What industries do furnace, kiln, and oven operators, work in? The vast majority, 31,251 of the 35,465 total furnace, kiln, and oven operators were counted in the manufacturing industry. I was curious, though, about the industries my dad and brother might have been identified in. Looking over the set of industry categories, “blast furnaces, steelworks, rolling and finishing mills,” (category 270) would best apply to my dad’s job, as the mill my dad worked in produced specialty flat electrical steel. As for my brother, if you looked under manufacturing you might place him in “261 - pottery and related products.” Click here to see table.

I ran cross tabulations, which are tables that compare groups among two or more variables, between comparing employment in these industry categories by furnace, kiln, and oven operators. In 2017, 14.1% (or 5,008) furnace, kiln, and oven operators worked in blast furnaces, steelworks, rolling and finishing mills industries. Working with kilns in my brother’s industry category was a bit more rare - .2% (or 67) furnace, kiln, and oven operators were counted working in pottery and related products industries.

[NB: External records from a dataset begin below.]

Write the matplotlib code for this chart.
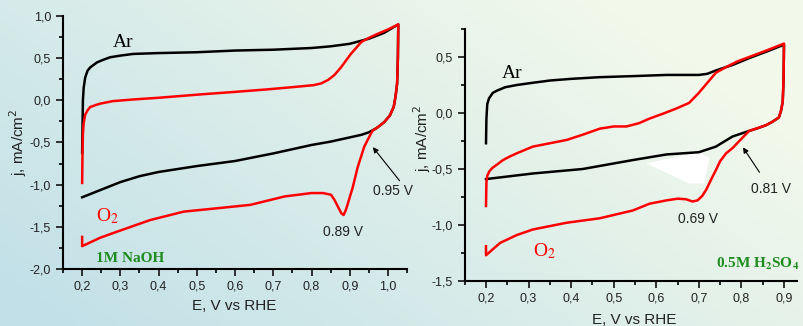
import numpy as np
from matplotlib import pyplot as plt
from matplotlib import ticker

plt.rcParams["font.family"] = ["Liberation Sans", "DejaVu Sans"]

dpi = 100
green = "#1e8c1e"

# ---- 1M NaOH (left panel) ----
ar_naoh_v = [0.2, 0.201, 0.202, 0.204, 0.208, 0.214, 0.221, 0.23, 0.239, 0.255, 0.273,
             0.3, 0.334, 0.4, 0.5, 0.6, 0.7, 0.8, 0.85, 0.9, 0.95, 0.99, 1.027,
             1.026, 1.024, 1.02, 1.015, 1.005, 0.99, 0.97, 0.95, 0.93, 0.9, 0.85, 0.8,
             0.7, 0.6, 0.5, 0.4, 0.35, 0.3, 0.25, 0.2]
ar_naoh_j = [-0.62, -0.3, 0.0, 0.15, 0.27, 0.35, 0.39, 0.42, 0.45, 0.48, 0.51,
             0.53, 0.55, 0.56, 0.57, 0.59, 0.60, 0.62, 0.64, 0.67, 0.73, 0.80, 0.90,
             0.5, 0.2, 0.05, -0.08, -0.18, -0.26, -0.33, -0.38, -0.41, -0.44, -0.49, -0.53,
             -0.63, -0.72, -0.78, -0.85, -0.9, -0.97, -1.06, -1.15]

o2_naoh_v = [0.2, 0.201, 0.202, 0.204, 0.208, 0.214, 0.221, 0.233, 0.247, 0.28, 0.334,
             0.4, 0.51, 0.6, 0.686, 0.76, 0.806, 0.825, 0.843, 0.86, 0.877, 0.903, 0.93,
             0.95, 0.974, 1.0, 1.027,
             1.026, 1.024, 1.02, 1.015, 1.005, 0.99, 0.973, 0.96, 0.956, 0.938, 0.921,
             0.908, 0.898, 0.89, 0.884, 0.878, 0.869, 0.86, 0.851, 0.83, 0.8, 0.73,
             0.64, 0.554, 0.466, 0.378, 0.29, 0.247, 0.2, 0.2]
o2_naoh_j = [-0.98, -0.6, -0.4, -0.27, -0.17, -0.12, -0.08, -0.06, -0.04, -0.01, 0.01,
             0.03, 0.07, 0.1, 0.13, 0.16, 0.18, 0.2, 0.24, 0.3, 0.39, 0.55, 0.69,
             0.74, 0.79, 0.84, 0.9,
             0.5, 0.2, 0.05, -0.08, -0.18, -0.26, -0.32, -0.36, -0.39, -0.55, -0.79,
             -1.03, -1.18, -1.3, -1.36, -1.34, -1.26, -1.18, -1.12, -1.1, -1.1, -1.14,
             -1.24, -1.28, -1.32, -1.42, -1.56, -1.63, -1.73, -1.62]

# ---- 0.5M H2SO4 (right panel) ----
ar_h2so4_v = [0.2, 0.201, 0.203, 0.207, 0.216, 0.226, 0.245, 0.272, 0.31, 0.35, 0.4,
              0.467, 0.55, 0.624, 0.7, 0.72, 0.74, 0.78, 0.818, 0.86, 0.9,
              0.899, 0.897, 0.893, 0.888, 0.872, 0.857, 0.835, 0.818, 0.779, 0.74,
              0.7, 0.624, 0.545, 0.427, 0.31, 0.2]
ar_h2so4_j = [-0.27, -0.05, 0.08, 0.13, 0.18, 0.2, 0.23, 0.25, 0.27, 0.29, 0.305,
              0.32, 0.33, 0.34, 0.34, 0.35, 0.38, 0.43, 0.49, 0.55, 0.61,
              0.3, 0.1, 0.02, -0.04, -0.08, -0.11, -0.14, -0.16, -0.21, -0.3,
              -0.35, -0.37, -0.42, -0.5, -0.54, -0.59]

o2_h2so4_v = [0.2, 0.201, 0.203, 0.208, 0.215, 0.226, 0.24, 0.255, 0.272, 0.31, 0.35,
              0.39, 0.43, 0.467, 0.5, 0.53, 0.56, 0.584, 0.62, 0.647, 0.677, 0.7, 0.72,
              0.74, 0.764, 0.79, 0.818, 0.86, 0.9,
              0.899, 0.897, 0.893, 0.888, 0.872, 0.857, 0.818, 0.795, 0.78, 0.764,
              0.75, 0.74, 0.728, 0.718, 0.708, 0.697, 0.685, 0.67, 0.65, 0.624, 0.584,
              0.545, 0.467, 0.389, 0.31, 0.272, 0.233, 0.2, 0.2]
o2_h2so4_j = [-0.83, -0.62, -0.56, -0.52, -0.49, -0.46, -0.42, -0.39, -0.36, -0.3, -0.27,
              -0.24, -0.19, -0.14, -0.12, -0.12, -0.09, -0.05, 0.0, 0.04, 0.09, 0.18, 0.27,
              0.36, 0.41, 0.46, 0.5, 0.56, 0.62,
              0.3, 0.1, 0.02, -0.04, -0.08, -0.11, -0.16, -0.25, -0.31, -0.36,
              -0.43, -0.51, -0.6, -0.68, -0.74, -0.78, -0.79, -0.77, -0.765, -0.78, -0.81,
              -0.87, -0.94, -0.98, -1.04, -1.09, -1.16, -1.27, -1.19]

# white glare patch in the scanned right figure
glare_v = [0.577, 0.70, 0.725, 0.712, 0.678]
glare_j = [-0.45, -0.35, -0.40, -0.63, -0.63]


def comma(x, pos):
    return ("%.1f" % x).replace(".", ",")


def style_axes(ax, xmax, ymin, ymax, ymajor):
    ax.patch.set_alpha(0)
    for s in ["top", "right"]:
        ax.spines[s].set_visible(False)
    for s in ["left", "bottom"]:
        ax.spines[s].set_linewidth(1.5)
    ax.set_xlim(0.15, xmax)
    ax.set_ylim(ymin, ymax)
    ax.xaxis.set_major_locator(ticker.MultipleLocator(0.1))
    ax.xaxis.set_minor_locator(ticker.MultipleLocator(0.05))
    ax.yaxis.set_major_locator(ticker.MultipleLocator(ymajor))
    ax.yaxis.set_minor_locator(ticker.MultipleLocator(ymajor / 2))
    ax.xaxis.set_major_formatter(ticker.FuncFormatter(comma))
    ax.yaxis.set_major_formatter(ticker.FuncFormatter(comma))
    ax.tick_params(which="major", direction="out", length=5, width=1.3,
                   labelsize=9, colors="#222222")
    ax.tick_params(which="minor", direction="out", length=3, width=1.2)
    ax.set_xlabel("E, V vs RHE", fontsize=11, color="#222222")
    ax.set_ylabel("j, mA/cm$^2$", fontsize=11, color="#222222")


fig = plt.figure(figsize=(8.04, 3.26), dpi=dpi)

# background gradient (teal-blue on the left/bottom, pale green top right)
bg = fig.add_axes([0, 0, 1, 1])
bg.axis("off")
yy, xx = np.mgrid[0:1:80j, 0:1:200j]
t = np.clip(0.8 * (1 - xx) + 0.45 * yy - 0.2, 0, 1)[..., None]
c_blue = np.array([0.76, 0.88, 0.91])
c_green = np.array([0.95, 0.975, 0.92])
bg.imshow(c_green * (1 - t) + c_blue * t, aspect="auto", extent=[0, 1, 0, 1],
          interpolation="bicubic")

# left: 1M NaOH
ax1 = fig.add_axes([0.0784, 0.175, 0.4279, 0.776])
style_axes(ax1, 1.05, -2.0, 1.0, 0.5)
ax1.plot(ar_naoh_v, ar_naoh_j, color="black", lw=1.8)
ax1.plot(o2_naoh_v, o2_naoh_j, color="red", lw=1.8)
ax1.text(0.279, 0.63, "Ar", family="Liberation Serif", fontsize=14)
ax1.text(0.237, -1.44, "O$_2$", family="Liberation Serif", math_fontfamily="stix",
         fontsize=14, color="red")
ax1.text(0.237, -1.92, "1M NaOH", family="Liberation Serif", fontweight="bold",
         fontsize=11, color=green)
ax1.text(0.83, -1.61, "0.89 V", fontsize=10, color="#222222")
ax1.text(0.961, -1.125, "0.95 V", fontsize=10, color="#222222", clip_on=False)
ax1.annotate("", xy=(0.956, -0.53), xytext=(1.035, -0.98),
             arrowprops=dict(arrowstyle="-|>", color="black", lw=0.8, mutation_scale=8))
ax1.xaxis.set_label_coords(0.497, -0.12)
ax1.yaxis.set_label_coords(-0.098, 0.5)

# right: 0.5M H2SO4
ax2 = fig.add_axes([0.578, 0.138, 0.413, 0.773])
style_axes(ax2, 0.93, -1.5, 0.75, 0.5)
ax2.fill(glare_v, glare_j, color="white", lw=0, zorder=1)
ax2.plot(ar_h2so4_v, ar_h2so4_j, color="black", lw=1.8, zorder=2)
ax2.plot(o2_h2so4_v, o2_h2so4_j, color="red", lw=1.8, zorder=3)
ax2.text(0.237, 0.31, "Ar", family="Liberation Serif", fontsize=14)
ax2.text(0.31, -1.28, "O$_2$", family="Liberation Serif", math_fontfamily="stix",
         fontsize=14, color="red")
ax2.text(0.741, -1.38, r"0.5M H$_\mathbf{2}$SO$_\mathbf{4}$", family="Liberation Serif",
         math_fontfamily="stix", fontweight="bold", fontsize=11, color=green)
ax2.text(0.65, -0.98, "0.69 V", fontsize=10, color="#222222")
ax2.text(0.823, -0.714, "0.81 V", fontsize=10, color="#222222")
ax2.annotate("", xy=(0.8, -0.286), xytext=(0.846, -0.55),
             arrowprops=dict(arrowstyle="-|>", color="black", lw=0.8, mutation_scale=8))
ax2.xaxis.set_label_coords(0.509, -0.127)
ax2.yaxis.set_label_coords(-0.096, 0.567)

fig.savefig("out.png", dpi=dpi)
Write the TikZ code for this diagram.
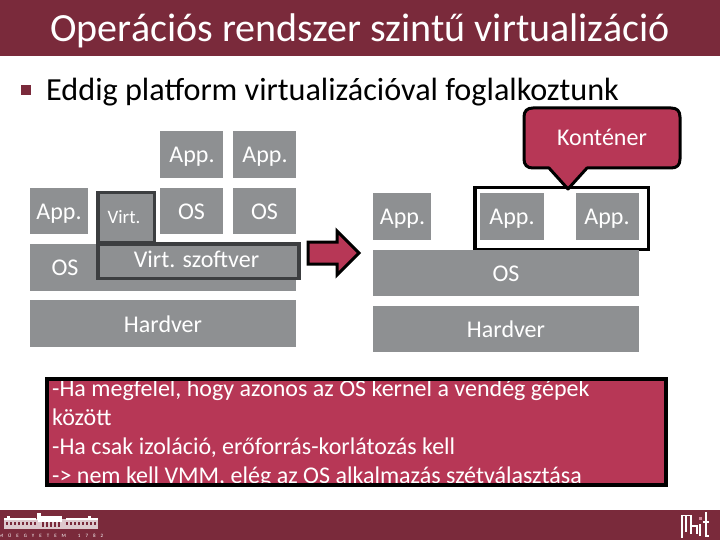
\documentclass[tikz,border=0pt]{standalone}
\usepackage{fontspec}
\setmainfont{Carlito}
\definecolor{band}{HTML}{7A2A3B}
\definecolor{crim}{HTML}{B73756}
\definecolor{gbox}{HTML}{8E9092}
\definecolor{dframe}{HTML}{3C3E40}
\tikzset{
  gb/.style={fill=gbox,draw=none,inner sep=0pt,anchor=north west},
  lbl/.style={text=white,inner sep=0pt,anchor=base,font=\fontsize{24}{26}\selectfont},
  hot/.style={fill=crim,draw=black,line width=3pt,line join=round},
}
\begin{document}
\begin{tikzpicture}[x=1pt,y=-1pt]
\useasboundingbox (0,0) rectangle (720,540);
\fill[white] (0,0) rectangle (720,540);
% bands
\fill[band] (0,0) rectangle (720,56);
\fill[band] (0,510) rectangle (720,540);
\node[text=white,font=\fontsize{40}{44}\selectfont,inner sep=0pt,anchor=base] (title) at (360,42) {Operációs rendszer szintű virtualizáció};
\fill[band] (21,85) rectangle (31,95);
\node[anchor=base west,text=black,font=\fontsize{32.2}{34}\selectfont,inner sep=0pt] (sub) at (46,101) {Eddig platform virtualizációval foglalkoztunk};
% left stack
\node[gb,minimum width=63pt,minimum height=47pt] (a1) at (160,131) {};
\node[gb,minimum width=63pt,minimum height=47pt] (a2) at (233,131) {};
\node[gb,minimum width=58pt,minimum height=46pt] (a3) at (30,188) {};
\node[gb,minimum width=63pt,minimum height=46pt] (o1) at (160,188) {};
\node[gb,minimum width=63pt,minimum height=46pt] (o2) at (233,188) {};
\node[gb,minimum width=266pt,minimum height=47pt] (o3) at (30,244) {};
\node[gb,minimum width=266pt,minimum height=47pt] (hw) at (30,300) {};
\node[fill=gbox,draw=dframe,line width=3.5pt,minimum width=56.5pt,minimum height=50pt,inner sep=0pt,anchor=north west] (virt) at (96,191) {};
\node[fill=gbox,draw=dframe,line width=3.5pt,minimum width=201pt,minimum height=34.5pt,inner sep=0pt,anchor=north west] (vs) at (96,242) {};
\node[lbl] at (192,163) {App.};
\node[lbl] at (265,163) {App.};
\node[lbl] at (59,219) {App.};
\node[lbl] at (191.5,219) {OS};
\node[lbl] at (264.5,219) {OS};
\node[lbl,font=\fontsize{19}{20}\selectfont] at (124,223) {Virt.};
\node[lbl] at (65,275) {OS};
\node[lbl] at (196.5,267) {Virt. szoftver};
\node[lbl] at (163,332) {Hardver};
% arrow
\draw[hot,line join=miter] (308,242) -- (337,242) -- (337,231) -- (359,253) -- (337,275) -- (337,264) -- (308,264) -- cycle;
% right stack
\node[gb,minimum width=58pt,minimum height=47pt] (ra1) at (373,193) {};
\node[draw=black,line width=3.5pt,minimum width=173.5pt,minimum height=61.5pt,inner sep=0pt,anchor=north west] (cont) at (473,186) {};
\node[gb,minimum width=64pt,minimum height=47pt] (ra2) at (480,193) {};
\node[gb,minimum width=63pt,minimum height=47pt] (ra3) at (576,193) {};
\node[gb,minimum width=266pt,minimum height=46pt] (ro) at (373,250) {};
\node[gb,minimum width=266pt,minimum height=46pt] (rh) at (373,306) {};
\node[lbl] at (402.5,225) {App.};
\node[lbl] at (512,225) {App.};
\node[lbl] at (607,225) {App.};
\node[lbl] at (506,281) {OS};
\node[lbl] at (506,337) {Hardver};
% callout
\draw[hot] (533,108) -- (671,108) .. controls (677,108) and (680,111) .. (680,117)
  -- (680,159) .. controls (680,165) and (677,168) .. (671,168) -- (587,168) -- (568,189) -- (549,168) -- (533,168)
  .. controls (527,168) and (524,165) .. (524,159) -- (524,117) .. controls (524,111) and (527,108) .. (533,108) -- cycle;
\node[lbl] (ct) at (602,146) {Konténer};
% note box
\node[fill=crim,minimum width=619pt,minimum height=106pt,inner sep=0pt,anchor=north west] (note) at (45,377) {};
\node[anchor=north west,text=white,align=left,inner sep=0pt,font=\fontsize{24}{28.8}\selectfont] (nt) at (52,380) {-Ha megfelel, hogy azonos az OS kernel a vendég gépek\\között\\-Ha csak izoláció, erőforrás-korlátozás kell\\-> nem kell VMM, elég az OS alkalmazás szétválasztása};
\node[draw=black,line width=3.5pt,minimum width=619pt,minimum height=106pt,inner sep=0pt,anchor=north west] (noteframe) at (45,377) {};
% footer logo: building
\fill[white,opacity=.75] (4,519) rectangle (98,529);
\fill[white] (38,516) rectangle (62,522);
\fill[white] (40,516) arc[start angle=180,end angle=360,x radius=10,y radius=-4] -- cycle;
\fill[white] (4,518) rectangle (36,520);
\fill[white] (66,518) rectangle (98,520);
\fill[white] (37,513) rectangle (41,520);
\fill[white] (88,516) rectangle (91,520);
\fill[white] (7,516) rectangle (10,520);
\foreach \i in {6,10,...,34,66,70,...,94} \fill[band] (\i,522) rectangle ++(2,3);
\foreach \i in {42,46,...,58} \fill[band] (\i,522) rectangle ++(2,5);
\node[text=white,font=\fontsize{5}{6}\selectfont,inner sep=0pt] (mu) at (51,535) {M\hspace{5pt}Ű\hspace{5pt}E\hspace{5pt}G\hspace{5pt}Y\hspace{5pt}E\hspace{5pt}T\hspace{5pt}E\hspace{5pt}M\hspace{12pt}1\hspace{5pt}7\hspace{5pt}8\hspace{5pt}2};
% footer logo: hit
\draw[white,line width=1.5pt] (682,538) -- (682,515.5) -- (691,515.5) -- (691,534);
\draw[white,line width=1.5pt] (686,516) -- (686,532);
\draw[white,line width=1.5pt] (691,526) -- (697,526) -- (697,534);
\draw[white,line width=1.5pt] (700,524) -- (700,536);
\draw[white,line width=1.5pt] (706,512) -- (706,536) -- (709,536);
\draw[white,line width=1.5pt] (703,522) -- (709,522);
\fill[crim!60!white] (698.5,517) rectangle (701.5,520);
\end{tikzpicture}
\end{document}
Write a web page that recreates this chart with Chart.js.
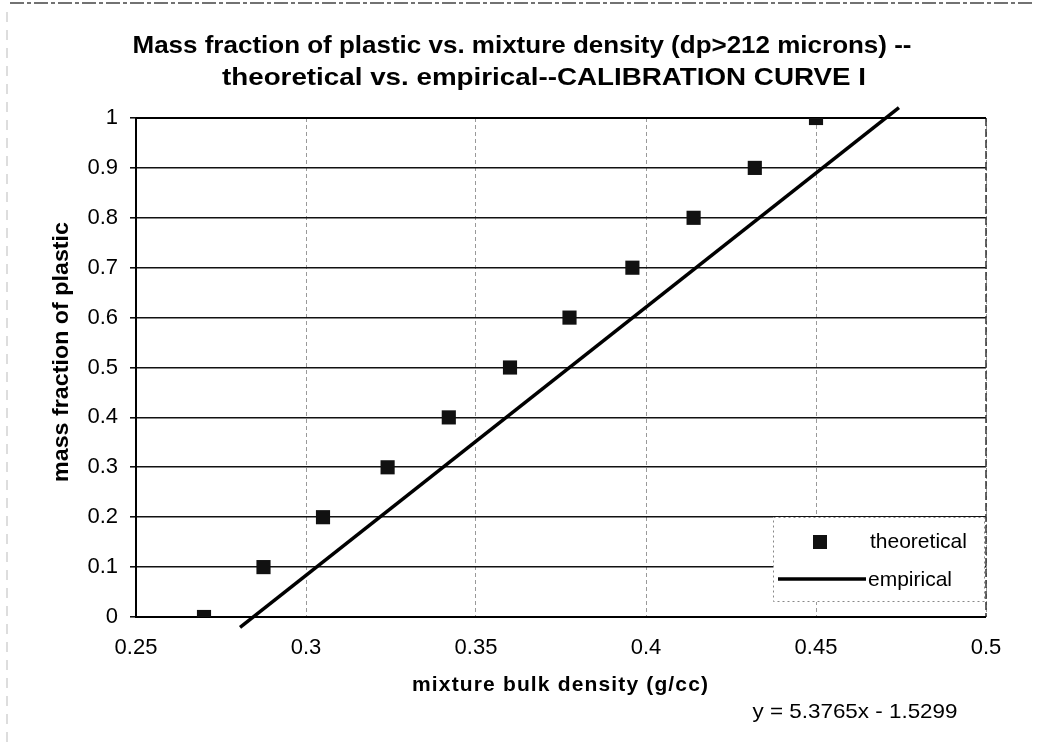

Click here to see table.

I was also curious about the educational attainment of furnace, kiln and oven operators. Looking just at workers in this occupation I found that a slight majority (50.7%) had a High School Diploma or GED. About 4% of these workers have an Associate’s Degree, like my dad does, and only 1.1% has a Master’s, Doctoral, or Professional Degree, like my brother does (he earned an MFA in 2015). Click here to see table.

There’s a lot more I could explore here – I’m curious about the geographic distribution of workers in this category, and how their wage and salary incomes vary in association with things like educational attainment or industry. Each of these, and other, questions, can be tested with a variety of statistical techniques.

For now, though, it was interesting just to get a better sense of the labor market characteristics from the perspective of just one occupational category.